|UK unemployment rising amidst growing inflation of up to 4 percent and counting
Wednesday, 15 December 2010
British unemployment rose by 35,000 in the three months to October - to cross the 2.5 million mark indicating that the economic policy being promoted by the new conservative government could be damaging to the economy in the long term. It also comes at a time when inflation is running at 4 percent.
The figures released on Wednesday by the Office for National Statistics (ONS) gives the country an unemployment rate of 7.9 percent, the highest since the start of the year.
As expected, the young are heavily hit. They are joined by those in the public sector which is just starting to see excessive and deep cuts that will continue in the coming years.
The current data show that public sector employment fell by 33,000, including 18,000 in local government and 8,000 in the civil service.
“We face a very difficult path to get the economy back on the straight and narrow, deal with the deficit, get business moving again and create long-term sustainable growth," said employment Minister Chris Grayling to Sky News.
Union leader Brian Strutton of the GMB union said that measures taken by the coalition Government were unnecessarily causing the unemployment level to rise.

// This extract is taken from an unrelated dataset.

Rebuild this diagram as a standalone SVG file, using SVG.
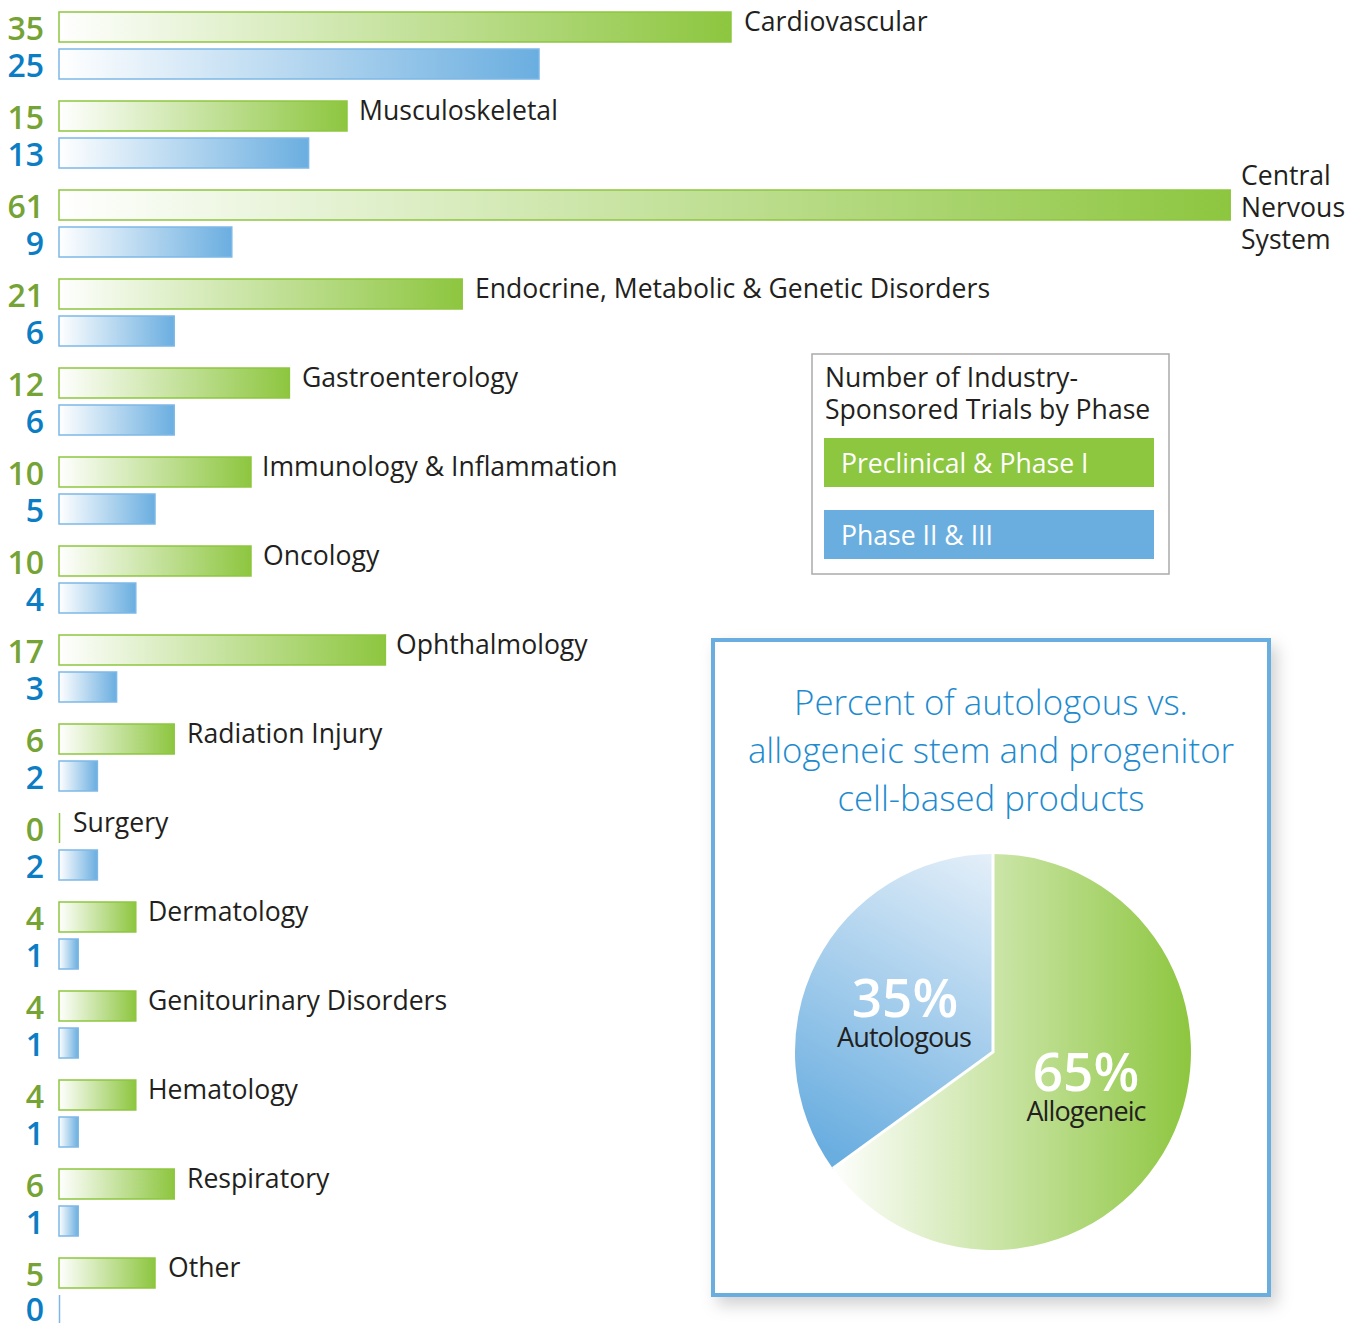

"The economy doesn't need to correct itself as severely as it is being made to do. The consequences will be not only rising job losses," he warned.
The rising unemployment figure has come at a time when the cost of living the UK is also growing exponentially. Inflation rate rose 4 percent. On Monday the Bank of England reported that more British households than ever are feeling the pinch due to increasing unemployment, slow growth in earnings and limited credit availability.
According to an annual survey, it was found that two fifths of homes struggle with paying monthly bills compared with a third last year. 90 percent of respondents said that they expected to be affected by the Government's spending cuts, due to take effect next year.
Most expected to be affected through higher taxation on earnings and reduced spending on services.
The majority of those surveyed admitted to being more worried about debt now that they were two years ago when the recession first took hold.
When asked about savings, some households admitted to saving less in an attempt to maintain spending levels while others saved more in anticipation of job cuts, weak house price growth and "a general level of uncertainty".
On the whole the out look of the UK economy does not look good. Student riots and a result of exponential increased in tuition fee, rising cost of basic living, increasing unemployment, rising taxes and VAT …the list continues where is the UK heading remain unclear. We’ll wait and see.